Transcribe everything in the data word for word. Pictures are left out.

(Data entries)
━━━━━━━━━━━━━━━━━━━━━━━━━━━━━━

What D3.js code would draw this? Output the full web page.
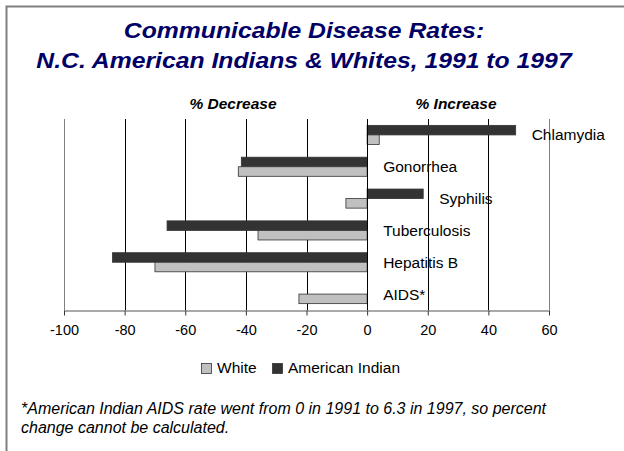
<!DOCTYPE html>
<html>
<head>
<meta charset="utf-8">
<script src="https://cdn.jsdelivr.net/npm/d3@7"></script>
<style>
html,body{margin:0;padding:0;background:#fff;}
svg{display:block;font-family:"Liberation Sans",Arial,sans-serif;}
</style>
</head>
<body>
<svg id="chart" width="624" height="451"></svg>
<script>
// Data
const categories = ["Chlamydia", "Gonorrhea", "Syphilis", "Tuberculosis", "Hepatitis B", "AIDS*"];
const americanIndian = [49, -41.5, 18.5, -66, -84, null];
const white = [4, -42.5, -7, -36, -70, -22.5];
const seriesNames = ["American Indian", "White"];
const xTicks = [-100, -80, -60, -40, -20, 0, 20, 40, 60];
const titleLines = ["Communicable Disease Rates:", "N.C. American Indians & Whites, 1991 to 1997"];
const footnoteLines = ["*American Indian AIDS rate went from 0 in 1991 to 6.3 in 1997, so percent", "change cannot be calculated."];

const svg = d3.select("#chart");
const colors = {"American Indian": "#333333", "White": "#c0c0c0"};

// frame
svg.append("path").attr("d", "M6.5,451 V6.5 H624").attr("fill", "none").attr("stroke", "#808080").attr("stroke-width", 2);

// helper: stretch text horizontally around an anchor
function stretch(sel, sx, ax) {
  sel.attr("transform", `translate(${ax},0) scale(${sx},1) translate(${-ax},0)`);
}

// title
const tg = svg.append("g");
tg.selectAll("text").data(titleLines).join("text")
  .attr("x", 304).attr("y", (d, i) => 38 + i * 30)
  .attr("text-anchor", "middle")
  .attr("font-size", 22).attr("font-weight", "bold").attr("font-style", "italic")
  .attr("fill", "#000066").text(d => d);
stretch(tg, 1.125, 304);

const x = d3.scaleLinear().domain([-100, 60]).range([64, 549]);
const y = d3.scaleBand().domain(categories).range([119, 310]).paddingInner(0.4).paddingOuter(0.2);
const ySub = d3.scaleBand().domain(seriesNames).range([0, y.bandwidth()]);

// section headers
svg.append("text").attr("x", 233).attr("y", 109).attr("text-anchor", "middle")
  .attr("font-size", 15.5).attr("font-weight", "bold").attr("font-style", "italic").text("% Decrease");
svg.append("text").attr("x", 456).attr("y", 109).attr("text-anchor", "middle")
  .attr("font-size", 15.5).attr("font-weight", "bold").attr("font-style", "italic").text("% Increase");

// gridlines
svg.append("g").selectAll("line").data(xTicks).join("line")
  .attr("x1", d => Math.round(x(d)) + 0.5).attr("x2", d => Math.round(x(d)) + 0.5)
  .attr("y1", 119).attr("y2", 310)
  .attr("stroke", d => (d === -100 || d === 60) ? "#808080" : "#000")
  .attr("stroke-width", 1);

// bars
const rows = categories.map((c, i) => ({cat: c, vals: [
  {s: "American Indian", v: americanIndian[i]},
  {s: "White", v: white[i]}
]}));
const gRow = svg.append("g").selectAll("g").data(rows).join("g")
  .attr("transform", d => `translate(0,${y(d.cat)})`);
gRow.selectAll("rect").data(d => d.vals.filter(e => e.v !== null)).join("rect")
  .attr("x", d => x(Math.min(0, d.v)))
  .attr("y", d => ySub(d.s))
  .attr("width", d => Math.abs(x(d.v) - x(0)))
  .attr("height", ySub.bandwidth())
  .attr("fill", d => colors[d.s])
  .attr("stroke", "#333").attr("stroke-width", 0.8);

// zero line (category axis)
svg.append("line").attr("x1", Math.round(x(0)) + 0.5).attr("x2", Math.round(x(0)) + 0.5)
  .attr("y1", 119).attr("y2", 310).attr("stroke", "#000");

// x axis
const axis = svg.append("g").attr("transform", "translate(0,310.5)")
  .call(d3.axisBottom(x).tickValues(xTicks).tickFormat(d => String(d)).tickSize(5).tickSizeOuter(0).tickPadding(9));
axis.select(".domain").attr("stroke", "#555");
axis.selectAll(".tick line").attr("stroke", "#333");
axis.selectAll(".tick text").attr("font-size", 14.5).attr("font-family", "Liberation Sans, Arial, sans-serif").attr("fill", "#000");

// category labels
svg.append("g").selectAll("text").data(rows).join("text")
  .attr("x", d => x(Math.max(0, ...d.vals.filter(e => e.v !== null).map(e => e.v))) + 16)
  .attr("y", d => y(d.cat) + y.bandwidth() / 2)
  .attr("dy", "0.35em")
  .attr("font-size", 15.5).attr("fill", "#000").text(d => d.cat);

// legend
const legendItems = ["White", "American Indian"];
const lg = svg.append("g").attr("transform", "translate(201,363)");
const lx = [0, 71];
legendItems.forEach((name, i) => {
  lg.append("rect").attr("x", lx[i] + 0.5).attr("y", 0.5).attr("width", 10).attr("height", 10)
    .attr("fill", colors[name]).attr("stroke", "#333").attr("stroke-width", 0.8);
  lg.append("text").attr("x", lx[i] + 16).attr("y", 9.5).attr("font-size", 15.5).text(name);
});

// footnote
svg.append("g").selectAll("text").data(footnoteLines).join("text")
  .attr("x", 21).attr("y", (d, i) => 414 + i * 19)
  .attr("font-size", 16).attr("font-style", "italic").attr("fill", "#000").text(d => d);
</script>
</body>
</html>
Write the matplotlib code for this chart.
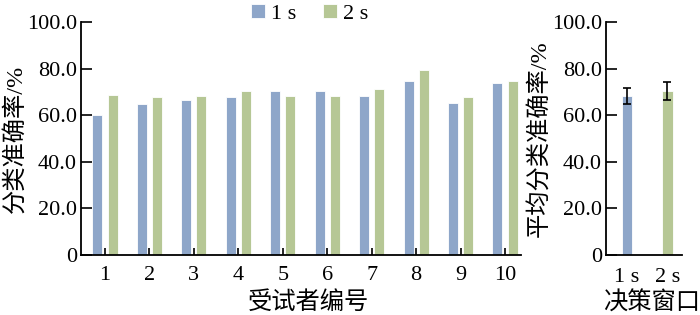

━━━━━━━━━━━━━━━━━━━━━━━━━━━━━━

_RESPONSE TO THIS TASK_
What D3.js code would draw this? Output the full web page.
<!DOCTYPE html>
<html>
<head>
<meta charset="utf-8">
<script src="https://cdn.jsdelivr.net/npm/d3@7"></script>
<style>
html,body{margin:0;padding:0;background:#fff;}
svg{display:block;font-family:"Liberation Sans",Arial,sans-serif;}
</style>
</head>
<body>
<svg id="chart" width="624" height="451"></svg>
<script>
// Data
const categories = ["Chlamydia", "Gonorrhea", "Syphilis", "Tuberculosis", "Hepatitis B", "AIDS*"];
const americanIndian = [49, -41.5, 18.5, -66, -84, null];
const white = [4, -42.5, -7, -36, -70, -22.5];
const seriesNames = ["American Indian", "White"];
const xTicks = [-100, -80, -60, -40, -20, 0, 20, 40, 60];
const titleLines = ["Communicable Disease Rates:", "N.C. American Indians & Whites, 1991 to 1997"];
const footnoteLines = ["*American Indian AIDS rate went from 0 in 1991 to 6.3 in 1997, so percent", "change cannot be calculated."];

const svg = d3.select("#chart");
const colors = {"American Indian": "#333333", "White": "#c0c0c0"};

// frame
svg.append("path").attr("d", "M6.5,451 V6.5 H624").attr("fill", "none").attr("stroke", "#808080").attr("stroke-width", 2);

// helper: stretch text horizontally around an anchor
function stretch(sel, sx, ax) {
  sel.attr("transform", `translate(${ax},0) scale(${sx},1) translate(${-ax},0)`);
}

// title
const tg = svg.append("g");
tg.selectAll("text").data(titleLines).join("text")
  .attr("x", 304).attr("y", (d, i) => 38 + i * 30)
  .attr("text-anchor", "middle")
  .attr("font-size", 22).attr("font-weight", "bold").attr("font-style", "italic")
  .attr("fill", "#000066").text(d => d);
stretch(tg, 1.125, 304);

const x = d3.scaleLinear().domain([-100, 60]).range([64, 549]);
const y = d3.scaleBand().domain(categories).range([119, 310]).paddingInner(0.4).paddingOuter(0.2);
const ySub = d3.scaleBand().domain(seriesNames).range([0, y.bandwidth()]);

// section headers
svg.append("text").attr("x", 233).attr("y", 109).attr("text-anchor", "middle")
  .attr("font-size", 15.5).attr("font-weight", "bold").attr("font-style", "italic").text("% Decrease");
svg.append("text").attr("x", 456).attr("y", 109).attr("text-anchor", "middle")
  .attr("font-size", 15.5).attr("font-weight", "bold").attr("font-style", "italic").text("% Increase");

// gridlines
svg.append("g").selectAll("line").data(xTicks).join("line")
  .attr("x1", d => Math.round(x(d)) + 0.5).attr("x2", d => Math.round(x(d)) + 0.5)
  .attr("y1", 119).attr("y2", 310)
  .attr("stroke", d => (d === -100 || d === 60) ? "#808080" : "#000")
  .attr("stroke-width", 1);

// bars
const rows = categories.map((c, i) => ({cat: c, vals: [
  {s: "American Indian", v: americanIndian[i]},
  {s: "White", v: white[i]}
]}));
const gRow = svg.append("g").selectAll("g").data(rows).join("g")
  .attr("transform", d => `translate(0,${y(d.cat)})`);
gRow.selectAll("rect").data(d => d.vals.filter(e => e.v !== null)).join("rect")
  .attr("x", d => x(Math.min(0, d.v)))
  .attr("y", d => ySub(d.s))
  .attr("width", d => Math.abs(x(d.v) - x(0)))
  .attr("height", ySub.bandwidth())
  .attr("fill", d => colors[d.s])
  .attr("stroke", "#333").attr("stroke-width", 0.8);

// zero line (category axis)
svg.append("line").attr("x1", Math.round(x(0)) + 0.5).attr("x2", Math.round(x(0)) + 0.5)
  .attr("y1", 119).attr("y2", 310).attr("stroke", "#000");

// x axis
const axis = svg.append("g").attr("transform", "translate(0,310.5)")
  .call(d3.axisBottom(x).tickValues(xTicks).tickFormat(d => String(d)).tickSize(5).tickSizeOuter(0).tickPadding(9));
axis.select(".domain").attr("stroke", "#555");
axis.selectAll(".tick line").attr("stroke", "#333");
axis.selectAll(".tick text").attr("font-size", 14.5).attr("font-family", "Liberation Sans, Arial, sans-serif").attr("fill", "#000");

// category labels
svg.append("g").selectAll("text").data(rows).join("text")
  .attr("x", d => x(Math.max(0, ...d.vals.filter(e => e.v !== null).map(e => e.v))) + 16)
  .attr("y", d => y(d.cat) + y.bandwidth() / 2)
  .attr("dy", "0.35em")
  .attr("font-size", 15.5).attr("fill", "#000").text(d => d.cat);

// legend
const legendItems = ["White", "American Indian"];
const lg = svg.append("g").attr("transform", "translate(201,363)");
const lx = [0, 71];
legendItems.forEach((name, i) => {
  lg.append("rect").attr("x", lx[i] + 0.5).attr("y", 0.5).attr("width", 10).attr("height", 10)
    .attr("fill", colors[name]).attr("stroke", "#333").attr("stroke-width", 0.8);
  lg.append("text").attr("x", lx[i] + 16).attr("y", 9.5).attr("font-size", 15.5).text(name);
});

// footnote
svg.append("g").selectAll("text").data(footnoteLines).join("text")
  .attr("x", 21).attr("y", (d, i) => 414 + i * 19)
  .attr("font-size", 16).attr("font-style", "italic").attr("fill", "#000").text(d => d);
</script>
</body>
</html>
Write the matplotlib code for this chart.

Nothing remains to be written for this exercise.